En cuanto a la agricultura y a la cría, la Comisión respectiva convino unánimemente en que está en crisis. Las palabras son duras, pero las oyeron retiradamente mis oídos cuando, por obligante deferencia que me lo permitió, asistí a la fase final de discusión de lo que llamarán «Manifiesto Agropecuario de Barquisimeto». El crecimiento del producto agrícola no marcha al ritmo de lo que debería para asegurar una meta razonable de desarrollo general: más bien se señalan signos inquietantes, como la baja sensible de la producción este año en Portuguesa –una de las regiones más calificadas en materia de actividad agrícola–, el creciente contrabando de ganado, la autorización para importar cantidades extraordinarias de leche en polvo y el déficit sensible en la producción de maíz y otros granos.

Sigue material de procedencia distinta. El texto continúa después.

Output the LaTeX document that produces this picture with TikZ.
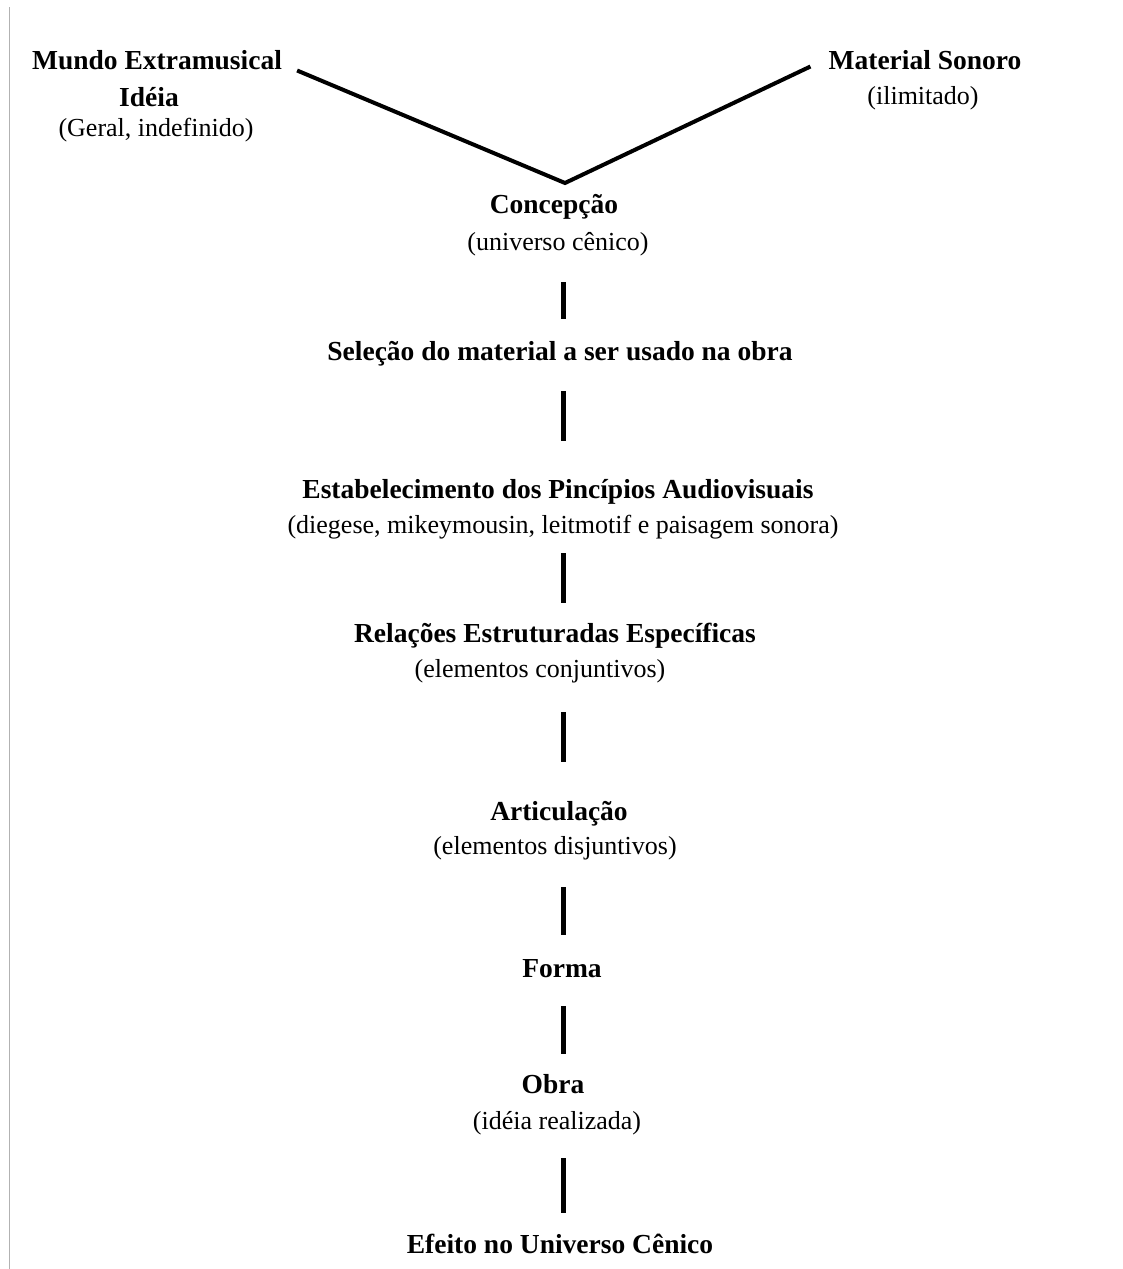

El auge de la construcción es determinante en los índices de empleo; el desarrollo agrícola y pecuario es indispensable para el «despegue»: si ambos renglones provocan grave preocupación, ello refleja en forma elocuente que algo anda mal.

El gobierno actual, quizás por la intuición de que su régimen termina con estas elecciones, va relegando las soluciones de los más serios problemas. Parece guiarse por el viejo refrán: «el que venga atrás que arree». Afortunadamente, quienes tenemos la primera opción para sucederlo estamos dispuestos a arrear.